A breath alcohol assessment is the measure of the concentration of alcohol vapour in the subjects expired breath, a measured amount of which is drawn from the mouthpiece into the device.
The Use of Breathalysers
The use of alcohol breathalyzer units in the workplace has become a popular method of testing for alcohol intoxication. Many organisations now routinely use personal hand held devices as a fast and simple way to check employee sobriety as they enter the workplace, random testing or following an incident.
Effects of alcohol may vary between individuals and the rate at which an individual absorbs alcohol into the body and bloodstream. Many factors can play a role in the rate at which the body absorbs alcohol.

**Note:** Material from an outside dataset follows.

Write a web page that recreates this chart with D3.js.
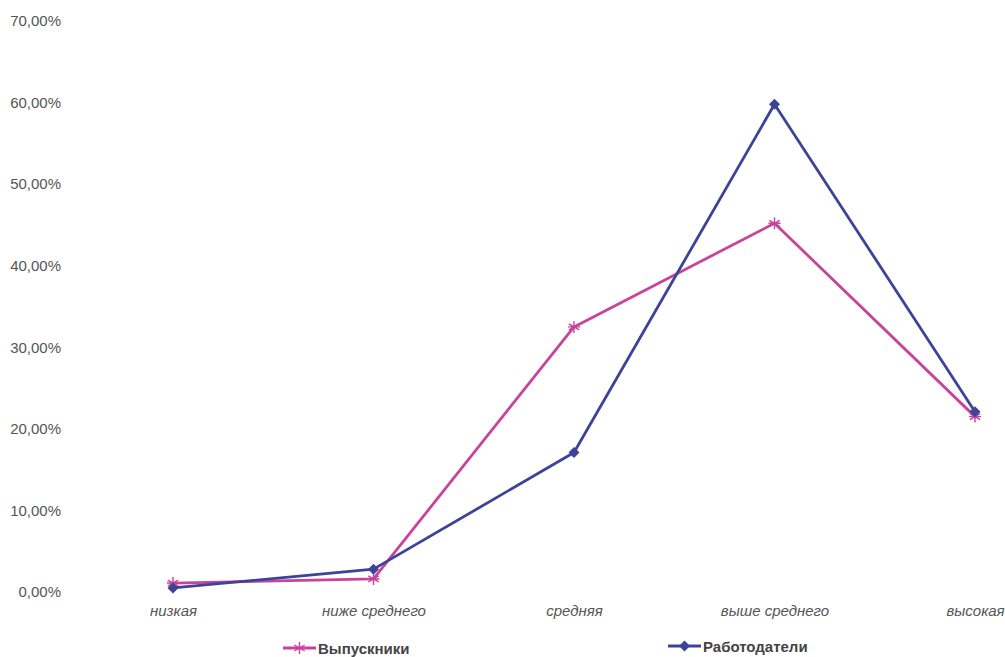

AS 3547:1997 is the Australian Standard for breath alcohol testing
When conducting an breath alcohol test, a variety of methods can be used. Many industries including building and construction have introduced a 100% testing format when arriving at the workplace and use the procedure known as passive mode collection.
This method involves the donor talking into the device whilst held close to their mouth, it may include speaking their name or counting numbers e.g. 1 to 15.

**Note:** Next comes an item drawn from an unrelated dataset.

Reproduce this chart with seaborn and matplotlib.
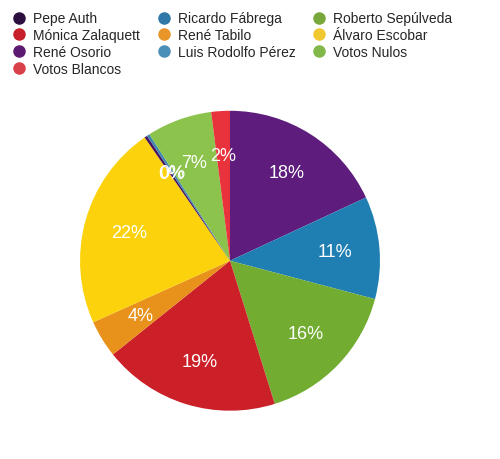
import matplotlib
matplotlib.use("Agg")
import matplotlib.pyplot as plt
from matplotlib.lines import Line2D
import seaborn as sns

# candidates in legend order (same order as slices, clockwise from top)
candidates = ["Pepe Auth", "Ricardo Fábrega", "Roberto Sepúlveda",
              "Mónica Zalaquett", "René Tabilo", "Álvaro Escobar",
              "René Osorio", "Luis Rodolfo Pérez", "Votos Nulos", "Votos Blancos"]
shares = [18, 11, 16, 19, 4, 22, 0.3, 0.3, 7, 2]

# colours seen on the slices and on the legend dots
slice_colors = ["#5e1d7c", "#1f7fb3", "#72ad31", "#cc2029", "#e8911b",
                "#fbd20b", "#4a1560", "#3f86b3", "#8bc34c", "#e8333d"]
legend_colors = ["#2d0f3f", "#2f78a8", "#78a83a", "#c8202a", "#e8962a",
                 "#f0c830", "#5c1a72", "#4a8fb8", "#82b84a", "#d9404a"]

sns.set_style("white")
plt.rcParams["font.family"] = ["Liberation Sans", "DejaVu Sans"]

fig = plt.figure(figsize=(5, 4.6), dpi=100)
ax = fig.add_axes([0.16, 0.105, 0.60, 0.652])
wedges, texts, autotexts = ax.pie(
    shares, colors=sns.color_palette(slice_colors), startangle=90,
    counterclock=False, autopct="%.0f%%", pctdistance=0.7,
    wedgeprops=dict(linewidth=0),
    textprops=dict(color="white", fontsize=13))
ax.set_xlim(-1, 1)
ax.set_ylim(-1, 1)
ax.set_aspect("equal")

handles = [Line2D([], [], marker="o", linestyle="", markersize=8,
                  color=c) for c in legend_colors]
# matplotlib fills legend columns first, so reorder to read row by row
ncol = 3
order = []
for col in range(ncol):
    order += list(range(col, len(candidates), ncol))
fig.legend([handles[i] for i in order], [candidates[i] for i in order],
           ncol=ncol, loc="upper left", bbox_to_anchor=(0.0, 1.0),
           frameon=False, fontsize=10, handletextpad=0.5,
           columnspacing=1.2, labelspacing=0.2, handlelength=1.0)

fig.savefig("out.png", dpi=100)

Once the breathalyzer has completed analyzing it will indicate a result as PASS or FAIL. If the result is a pass (no alcohol present) then the donor can continue to work.

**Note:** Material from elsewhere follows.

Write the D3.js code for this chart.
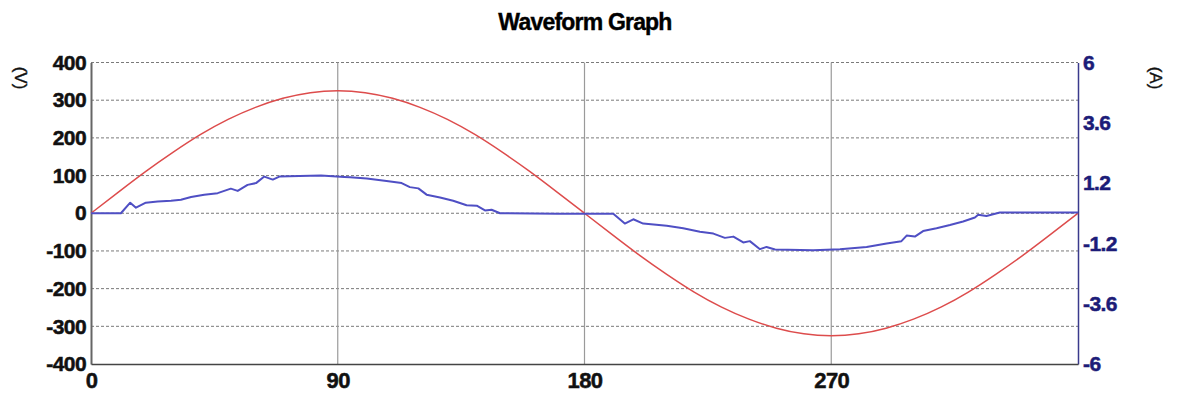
<!DOCTYPE html>
<html>
<head>
<meta charset="utf-8">
<script src="https://cdn.jsdelivr.net/npm/d3@7"></script>
<style>
  body { margin: 0; background: #fff; }
  svg { display: block; font-family: "Liberation Sans", Arial, sans-serif; }
</style>
</head>
<body>
<div id="chart"></div>
<script>
// phase angle (degrees) for the voltage trace
const voltageDeg = [0, 10, 20, 30, 40, 50, 60, 70, 80, 90, 100, 110, 120, 130, 140, 150, 160, 170, 180,
  190, 200, 210, 220, 230, 240, 250, 260, 270, 280, 290, 300, 310, 320, 330, 340, 350, 360];
// voltage (V)
const voltageV = [0, 56, 111, 162, 209, 249, 281, 305, 320, 325, 320, 305, 281, 249, 209, 162, 111, 56, 0,
  -56, -111, -162, -209, -249, -281, -305, -320, -325, -320, -305, -281, -249, -209, -162, -111, -56, 0];

// current trace (blue), right axis in A
const currentDeg = [0, 10.9, 14.3, 16.4, 20, 24.3, 29.2, 32.8, 36.5, 41.3, 46.2, 51, 53.5, 57.1, 60.2, 63.2,
  66.3, 68.7, 76, 83.9, 92.4, 94.5, 100.6, 107.8, 113.3, 116.3, 119.4, 122.4, 127.3, 132.1, 137, 140.7,
  143.7, 146.1, 149.2, 170, 190.5, 194.7, 197.8, 201.4, 210, 216, 222.1, 227, 231.2, 234.3, 237.9, 240.3,
  244, 246.4, 249.5, 263.4, 273.2, 282.9, 290.2, 295.6, 297.5, 300.5, 303.5, 308.4, 313.3, 318.1, 322.4,
  323.6, 326.6, 331.5, 360];
const currentA = [0, 0, 0.42, 0.22, 0.42, 0.47, 0.50, 0.54, 0.65, 0.74, 0.80, 0.98, 0.89, 1.13, 1.20, 1.46,
  1.34, 1.46, 1.48, 1.50, 1.44, 1.43, 1.38, 1.28, 1.20, 1.04, 0.99, 0.74, 0.63, 0.50, 0.32, 0.30,
  0.11, 0.14, 0, -0.02, -0.02, -0.41, -0.24, -0.41, -0.50, -0.60, -0.74, -0.81, -0.98, -0.93, -1.16, -1.11,
  -1.43, -1.34, -1.44, -1.47, -1.43, -1.34, -1.20, -1.11, -0.89, -0.93, -0.71, -0.60, -0.47, -0.33, -0.17,
  -0.06, -0.11, 0.03, 0.03];

const xTicks = [0, 90, 180, 270];
const vTicks = [400, 300, 200, 100, 0, -100, -200, -300, -400];
const aTicks = [6, 3.6, 1.2, -1.2, -3.6, -6];

const W = 1177, H = 403;
const margin = { top: 62.5, right: 99, bottom: 39, left: 91 };
const width = W - margin.left - margin.right;
const height = H - margin.top - margin.bottom;

const svg = d3.select("#chart").append("svg")
  .attr("width", W).attr("height", H);

const g = svg.append("g")
  .attr("transform", `translate(${margin.left},${margin.top})`);

// scales
const x = d3.scaleLinear().domain([0, 360]).range([0, width]);
const yV = d3.scaleLinear().domain([-400, 400]).range([height, 0]);
const yA = d3.scaleLinear().domain([-6, 6]).range([height, 0]);

// plain hyphen minus, like the original
const plain = d => String(d);

// title
svg.append("text")
  .attr("x", 585).attr("y", 30)
  .attr("text-anchor", "middle")
  .attr("font-size", 23).attr("font-weight", "bold")
  .attr("letter-spacing", -0.8)
  .attr("stroke", "#000").attr("stroke-width", 0.4)
  .text("Waveform Graph");

// horizontal dashed grid
g.append("g")
  .selectAll("line")
  .data(vTicks.filter(d => d !== -400))
  .join("line")
  .attr("x1", 0).attr("x2", width)
  .attr("y1", d => yV(d)).attr("y2", d => yV(d))
  .attr("stroke", "#7a7a7a").attr("stroke-width", 1)
  .attr("stroke-dasharray", "3,2");

// vertical grid
g.append("g")
  .selectAll("line")
  .data(xTicks.filter(d => d !== 0))
  .join("line")
  .attr("x1", d => x(d)).attr("x2", d => x(d))
  .attr("y1", 0).attr("y2", height)
  .attr("stroke", "#9a9a9a").attr("stroke-width", 1.2);

function styleTicks(sel, size, color) {
  sel.selectAll("text")
    .attr("font-size", size).attr("font-weight", "bold").attr("fill", color)
    .attr("stroke", color).attr("stroke-width", 0.5)
    .attr("letter-spacing", -0.6)
    .attr("font-family", "Liberation Sans, Arial, sans-serif");
}

// axes
const leftAxis = g.append("g")
  .call(d3.axisLeft(yV).tickValues(vTicks).tickSize(0).tickPadding(5).tickFormat(plain));
leftAxis.select(".domain").attr("stroke", "#666").attr("stroke-width", 2);
styleTicks(leftAxis, 21, "#111");

const rightAxis = g.append("g")
  .attr("transform", `translate(${width},0)`)
  .call(d3.axisRight(yA).tickValues(aTicks).tickSize(0).tickPadding(5).tickFormat(plain));
rightAxis.select(".domain").attr("stroke", "#3a3a8c").attr("stroke-width", 1.5);
styleTicks(rightAxis, 21, "#1c1c78");

const bottomAxis = g.append("g")
  .attr("transform", `translate(0,${height})`)
  .call(d3.axisBottom(x).tickValues(xTicks).tickSize(0).tickPadding(8).tickFormat(plain));
bottomAxis.select(".domain").attr("stroke", "#444").attr("stroke-width", 1.5);
styleTicks(bottomAxis, 22, "#111");

// axis unit labels
svg.append("text")
  .attr("transform", "translate(15,78) rotate(90)")
  .attr("text-anchor", "middle")
  .attr("font-size", 17).attr("fill", "#111")
  .attr("stroke", "#111").attr("stroke-width", 0.4)
  .text("(V)");
svg.append("text")
  .attr("transform", "translate(1150,78) rotate(90)")
  .attr("text-anchor", "middle")
  .attr("font-size", 17).attr("fill", "#111")
  .attr("stroke", "#111").attr("stroke-width", 0.4)
  .text("(A)");

// voltage trace
const vLine = d3.line()
  .x((d, i) => x(voltageDeg[i]))
  .y(d => yV(d))
  .curve(d3.curveNatural);
g.append("path")
  .datum(voltageV)
  .attr("fill", "none")
  .attr("stroke", "#dd4c4c")
  .attr("stroke-width", 1.5)
  .attr("d", vLine);

// current trace
const aLine = d3.line()
  .x((d, i) => x(currentDeg[i]))
  .y(d => yA(d));
g.append("path")
  .datum(currentA)
  .attr("fill", "none")
  .attr("stroke", "#4f4fc4")
  .attr("stroke-width", 2)
  .attr("stroke-linejoin", "round")
  .attr("d", aLine);
</script>
</body>
</html>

If the breathalyzer indicates a result as FAIL, then the donor will be required to repeat the test in the active mode collection immediately. This method involves the collector switching the test mode to ACTIVE and to attach a mouthpiece/straw to the device.
The collector should carefully pull the plastic strip cover back and insert the straw/tube to the device, leaving about an inch of wrapper over the end of the straw/tube that the donor will place in their mouth. This will provide confidence that the straw/tube is hygienic and not contaminated.
Testing in active mode will return a Blood Alcohol Concentration (BAC) percentage reading e.g. a BAC of 0.045% would mean the donor has some alcohol in their system, but is under the legal driving limit in Australia of 0.050%.